In an introductory speech, President Judy K. Sakaki stressed that attending college is possible, affordable, and that a university is a place where all students can be successful at.
“There are so many opportunities that you may not know about, but others will believe in you—maybe sometimes even more than you believe in yourself,” Sakaki said.
After Sakaki initiated the event, two Sonoma State alumni served as keynote speakers. The second was Dr. Cirilo Cortez, a Gates Millennium Scholar who also received a Ph.D. in education from UC Davis. Cortez gave future university students three tips for success.
“If you have faith in yourself, you will succeed… you have to have that grit,” Cortez said before making his final point, “take advantage of resources—you can’t do it alone.”
After the speeches, students and parents broke off into groups for workshops. For two rotating workshops—one about transfer pathways and majors, the other on how to balance college costs— Nu Alpha Kappa fraternity members helped male students, while Lambda Theta Nu sorority members helped female students. Counselors presented at a separate workshop for parents during this time.
Following the workshops, local organizations tabled at a resource fair. The Santa Rosa Police Department and the La Luz Center, along with on-campus clubs and resources, were among those featured, according to Nu Alpha Kappa president Erick Nuñez-Aguilar.
Nuñez-Aguilar, one of Nu Alpha Kappa’s many first-generation students, said the resource fair was helpful in promoting “better community relations.”
“This is our opportunity to tell [undocumented students] that you can [attend college]… and in the end, making this temporary sacrifice of coming out and obtaining a degree is going to open a world of opportunities that you otherwise wouldn’t be able to have,” Nuñez-Aguilar said.
Telles said she coordinated the summit with help from an “army of students,” including two EAP Ambassadors. The Lambda Theta Nu sorority’s Latina Youth Leadership Conference inspired the summit program, which began in 2008. Joselynne Calvillo, Lambda Theta Nu president, said the sorority was the first Latina-centric one established both at Sonoma State and on the west coast. Nationwide chapters of Lambda Theta Nu use the leadership conference to encourage female high school students to attend their colleges. In 2008, they teamed up with Telles and the Nu Alpha Kappa fraternity to extend this service to male students through the first Latino Family Summit.

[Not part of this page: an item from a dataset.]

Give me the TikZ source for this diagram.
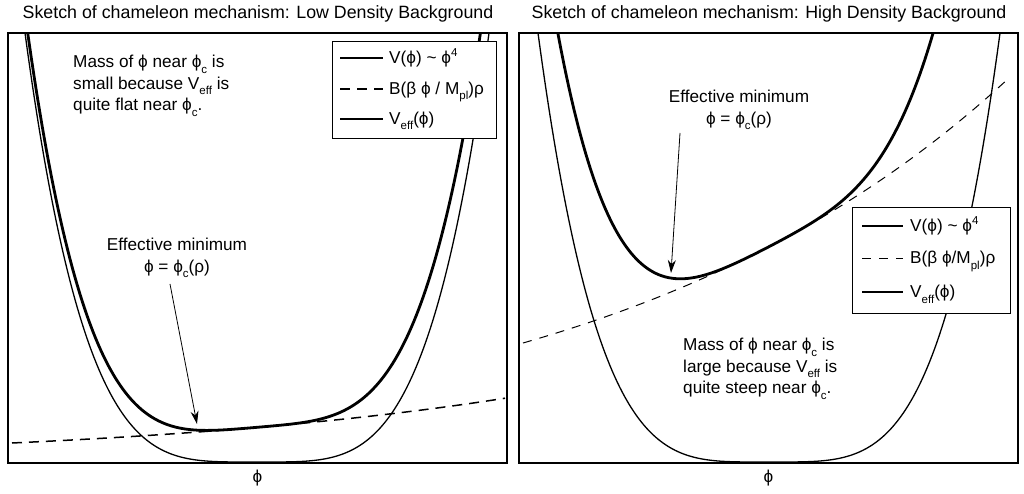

“We want to see the difference in our community and continue increasing the number of Latino students at four-year universities,” Calvillo said.
Edgar Sanchez Larios, a Nu Alpha Kappa representative for the summit’s planning committee, said members of the fraternity, Lambda Theta Nu, and Sonoma State’s outreach office planned the event.
The planning committee had to reach out to and prepare for both parents and students throughout Sonoma County, including those from Piner High School and Elsie Allen High School, Sanchez Larios said.
“We’re talking about Latino families, most of whom are immigrant families,” he said. “The children were perhaps born here and have lived here their entire life, but their parents come from Latin American countries and don’t have a lot of experience with the college system here in the United States.”
Sanchez Larios said the California Dream Act, which allows eligible undocumented students to receive state funding for college attendance, received some of its lowest application numbers for the 2017 – 2018 school year.
Calvillo said the anti-immigrant rhetoric and legislation from the Trump administration may scare undocumented students away from taking proper advantage of Sonoma State’s resources.
“It is because students are scared of what may happen if they expose their personal information to our new government,” Calvillo said. “So many threats have been thrown out there to undocumented people that even fulfilling their dreams of a higher education are put on hold until they can feel some kind of security.”
Sanchez Larios said he thinks the Latino Family Summit provided an opportunity for Sonoma State to be “present in the conversation.”
“We want to send a very clear message that college should be in their plans… and that they will have the support of people—of allies—that are willing to help them navigate through college,” Sanchez Larios said.
Nuñez-Aguilar said he hopes Sonoma State’s upcoming Undocu-Resource Center, which will provide unique services for undocumented students, will be ready before the next Latino Family Summit.